The Two And A Half Men actor told show host Conan O’Brien the couple were keen to have the internet monopoly on her name to protect her privacy

Ashton Kutcher has bought every single website domain name, opened a Twitter account, an Instagram account and even set up an email for his daughter with Mila Kunis, Wyatt Isobelle – despite the fact she’s not even a month old.

The Two And A Half Men actor told show host Conan O’Brien yesterday that the couple were keen to have the internet monopoly on her moniker to protect her future privacy and avoid her name being falsely attributed to lewd sites and fake blogs.

"I don't want a porn site with my daughter's name," he said.

"We immediately went home and reserved all the domain names.

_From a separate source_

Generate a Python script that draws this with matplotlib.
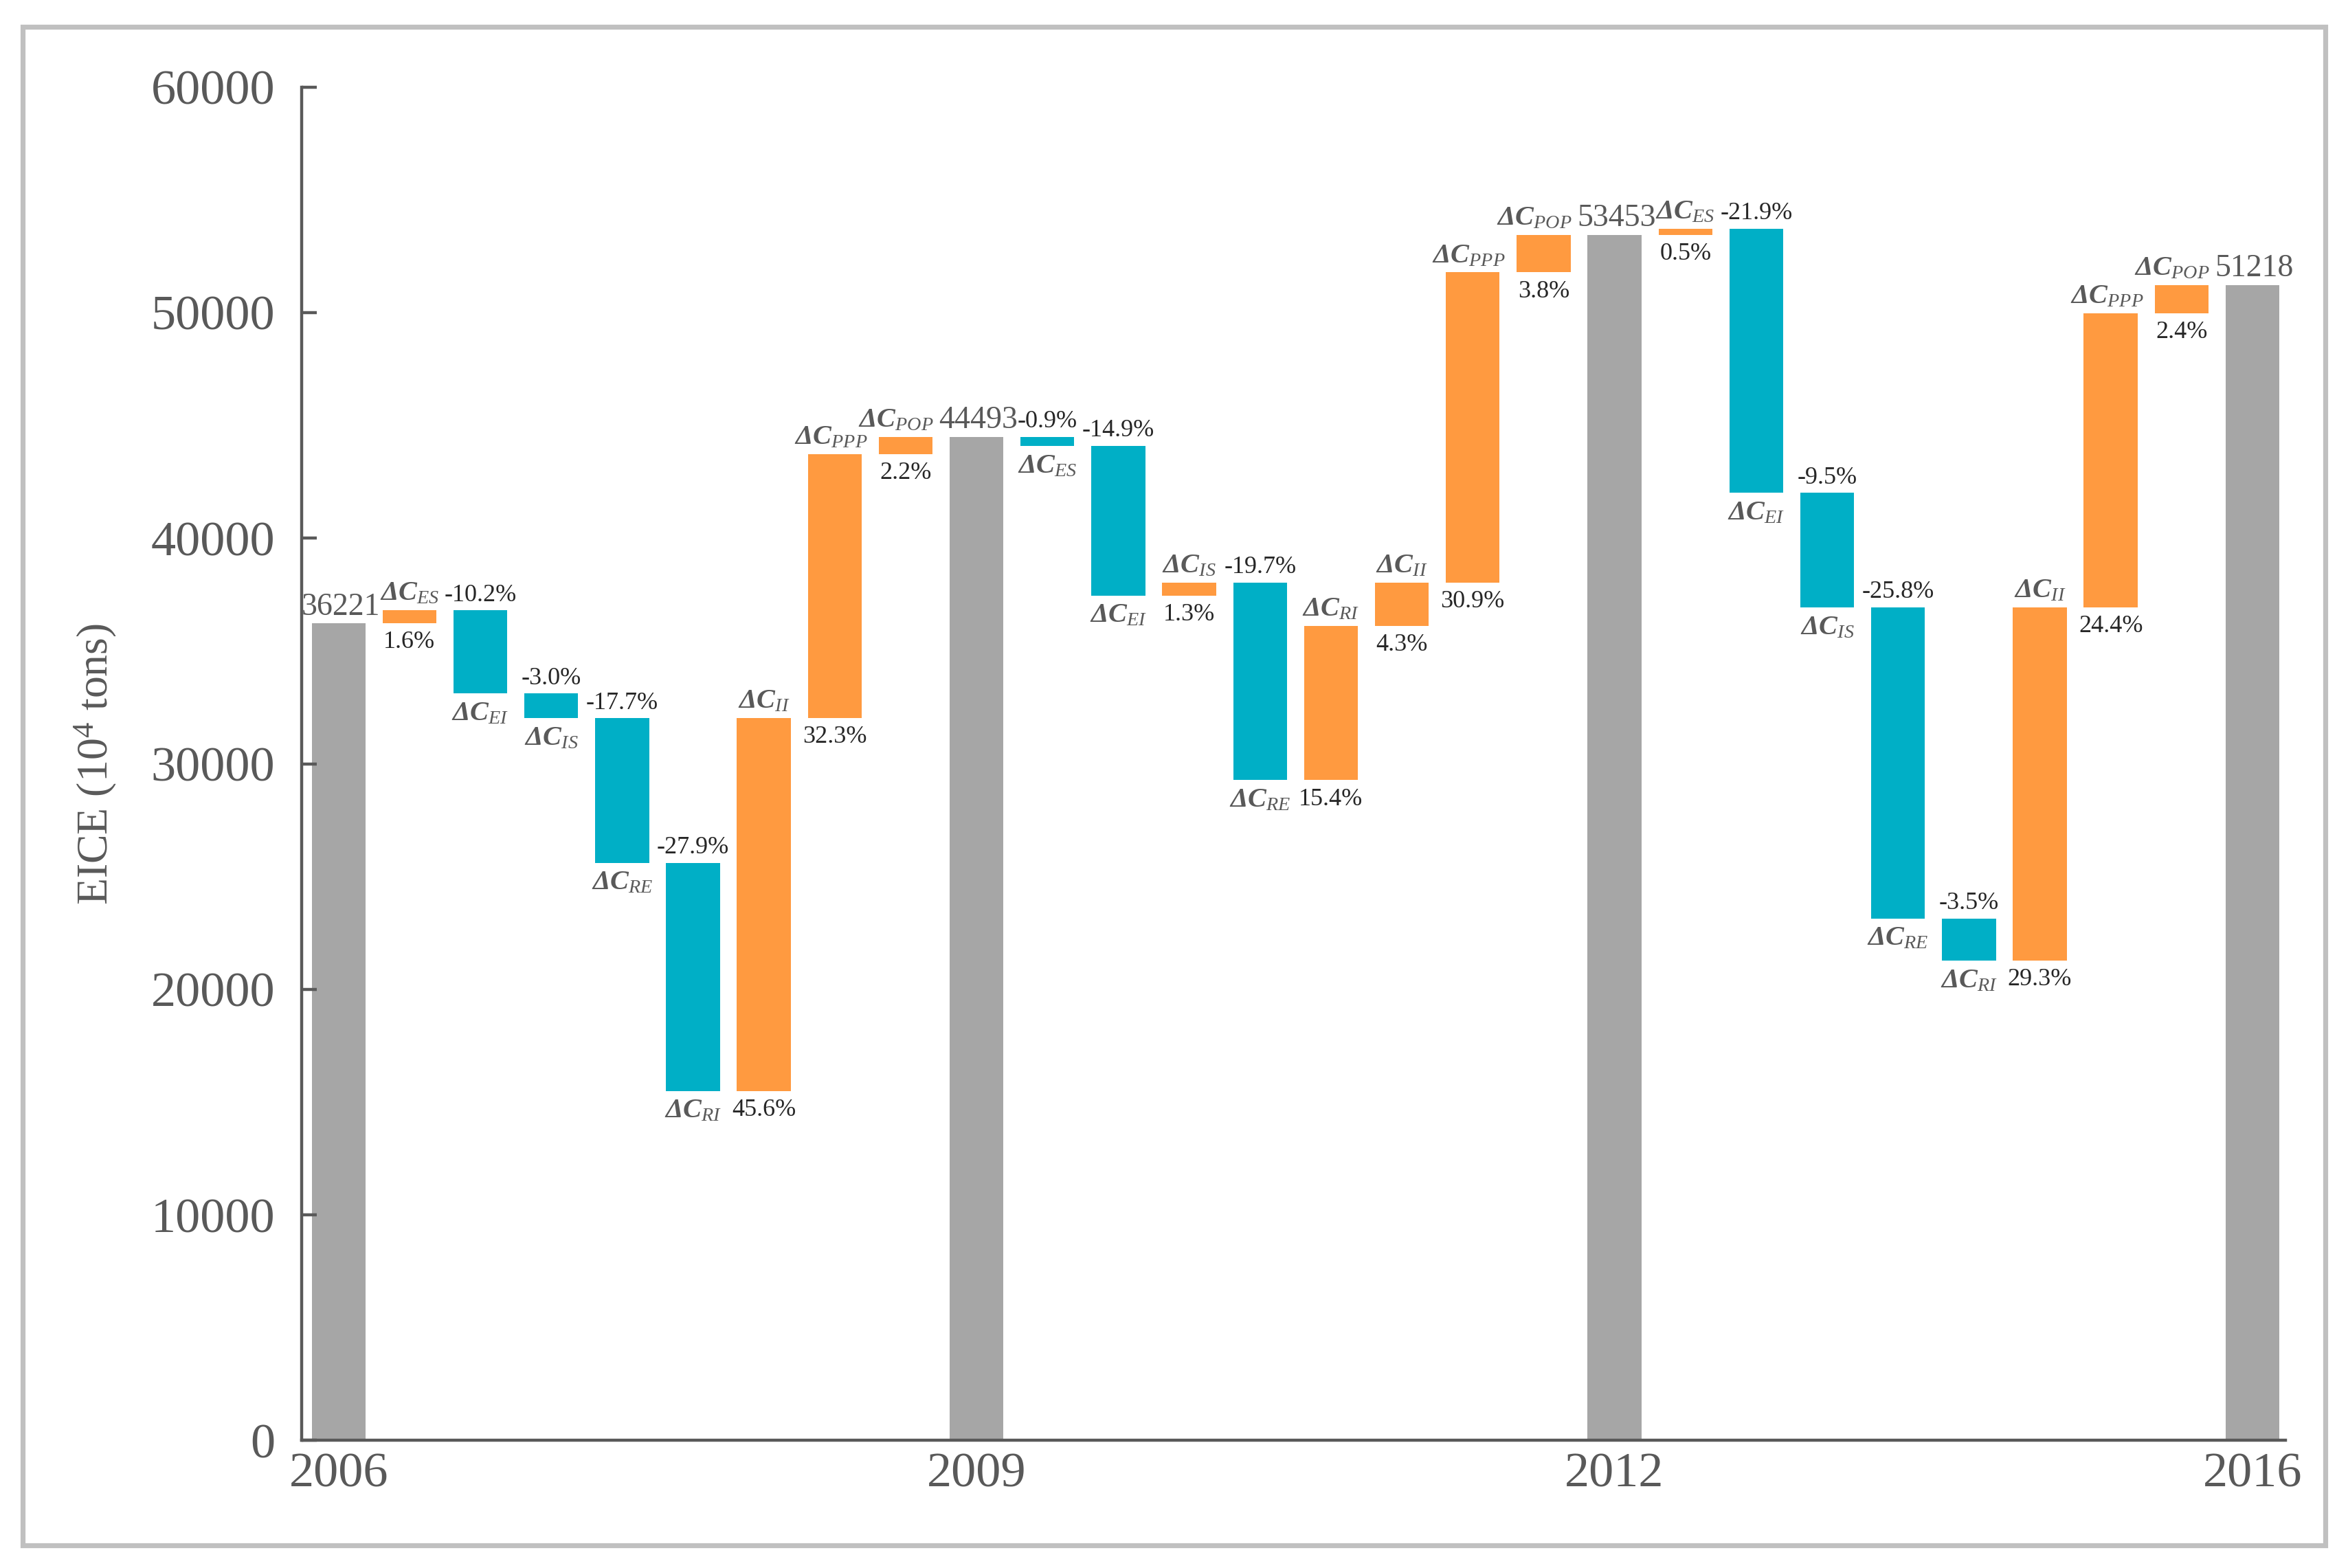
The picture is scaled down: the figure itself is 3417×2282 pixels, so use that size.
import matplotlib
matplotlib.use("Agg")
import matplotlib.pyplot as plt
from matplotlib.patches import Rectangle

plt.rcParams['font.family'] = ['Liberation Serif', 'DejaVu Serif']
plt.rcParams['mathtext.fontset'] = 'custom'
plt.rcParams['mathtext.rm'] = 'Liberation Serif'
plt.rcParams['mathtext.it'] = 'Liberation Serif:italic'
plt.rcParams['mathtext.bf'] = 'Liberation Serif:bold:italic'

# dane (10^4 ton)
years = ['2006', '2009', '2012', '2016']
totals = [36221, 44493, 53453, 51218]
factors = ['ES', 'EI', 'IS', 'RE', 'RI', 'II', 'PPP', 'POP']

effects_0609 = [580, -3690, -1090, -6410, -10110, 16520, 11700, 770]
effects_0912 = [-400, -6630, 580, -8770, 6850, 1910, 13750, 1670]
effects_1216 = [270, -11710, -5080, -13790, -1870, 15660, 13040, 1250]

pct_0609 = [1.6, -10.2, -3.0, -17.7, -27.9, 45.6, 32.3, 2.2]
pct_0912 = [-0.9, -14.9, 1.3, -19.7, 15.4, 4.3, 30.9, 3.8]
pct_1216 = [0.5, -21.9, -9.5, -25.8, -3.5, 29.3, 24.4, 2.4]

effects = [effects_0609, effects_0912, effects_1216]
pcts = [pct_0609, pct_0912, pct_1216]

GRAY = '#A6A6A6'
TEAL = '#00AFC6'
ORANGE = '#FF9A40'
TXT = '#595959'

fig = plt.figure(figsize=(17.085, 11.41), dpi=200)
ax = fig.add_axes([0.1285, 0.0813, 0.845, 0.8632])

w = 0.76
pos = 0
tick_pos = []
for k in range(4):
    # slupek calkowity
    ax.bar(pos, totals[k], width=w, color=GRAY)
    ax.annotate(str(totals[k]), (pos, totals[k]), xytext=(1, 1),
                textcoords='offset points', ha='center', va='bottom',
                fontsize=16.5, color=TXT)
    tick_pos.append(pos)
    pos += 1
    if k == 3:
        break
    level = totals[k]
    for name, d, p in zip(factors, effects[k], pcts[k]):
        col = ORANGE if d > 0 else TEAL
        ax.bar(pos, d, bottom=level, width=w, color=col)
        top = max(level, level + d)
        bot = min(level, level + d)
        lab = r'$\mathbf{\Delta C}_{\mathit{%s}}$' % name
        ptxt = '%.1f%%' % p
        if d > 0:
            up, down = lab, ptxt
        else:
            up, down = ptxt, lab
        dx = -5 if name == 'POP' else (-2 if name == 'PPP' else 0)
        ax.annotate(up, (pos, top), xytext=(dx if up == lab else 0, 2),
                    textcoords='offset points', ha='center', va='bottom',
                    fontsize=14.5 if up == lab else 13,
                    color=TXT if up == lab else '#262626')
        ax.annotate(down, (pos, bot), xytext=(0, -4), textcoords='offset points',
                    ha='center', va='top',
                    fontsize=14.5 if down == lab else 13,
                    color=TXT if down == lab else '#262626')
        level += d
        pos += 1

ax.set_xlim(-0.52, 27.47)
ax.set_ylim(0, 60000)
ax.set_yticks(range(0, 60001, 10000))
ax.set_xticks(tick_pos)
ax.set_xticklabels(years)
ax.set_ylabel('EICE (10$^4$ tons)', fontsize=23, color=TXT, labelpad=17)

for s in ['top', 'right']:
    ax.spines[s].set_visible(False)
for s in ['left', 'bottom']:
    ax.spines[s].set_color(TXT)
    ax.spines[s].set_linewidth(1.6)
ax.tick_params(axis='y', direction='in', length=8, width=1.6, colors=TXT,
               labelsize=26, pad=14)
ax.tick_params(axis='x', length=0, colors=TXT, labelsize=26, pad=6)

# ramka wokol rysunku
fig.patches.append(Rectangle((0.0096, 0.0144), 0.9808, 0.9683, transform=fig.transFigure,
                             fill=False, edgecolor='#C0C0C0', linewidth=2.6))

fig.savefig('out.png', dpi=200)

We've got... everything you could possibly get."

He went on to add that the couple already send emails to their child – currently a worldly 30 days of age – so that she can re-read them when she is older.

 

"One day she'll be able to look at it and see the kinds of things people had to say," he said.

His cautious purchases were made as the private details of hundreds of famous women – as well as indecent images allegedly accessed by hackers from the website 4Chan– were leaked online.

Jennifer Lawrence was among those targeted by the internet thieves.

"It is a sexual violation. It’s disgusting," she told Vanity Fair of the breach of privacy, which she branded a "sex crime".

"The law needs to be changed, and we need to change. That’s why these websites are responsible," she said.

"Just the fact that somebody can be sexually exploited and violated, and the first thought that crosses somebody’s mind is to make a profit from it. It’s so beyond me. I just can’t imagine being that detached from humanity. I can’t imagine being that thoughtless and careless and so empty inside."

The FBI and Apple are both conducting investigations into the apparent widespread invasion of personal accounts thought to be connected to the iCloud service.

Entertainment lawyer Marty Singer subsequently wrote  to Google threatening to sue the company for $100 million for failing to delete private images of a dozen undisclosed female victims and demanding it pays damages for "knowingly accommodating, facilitating and perpetuating the unlawful conduct" of the 4Chan hackers.

Google has since responded, with a spokesperson telling The Independent: "We've removed tens of thousands of pictures – within hours of the requests being made – and we have closed hundreds of accounts.

"The Internet is used for many good things. Stealing people's private photos is not one of them."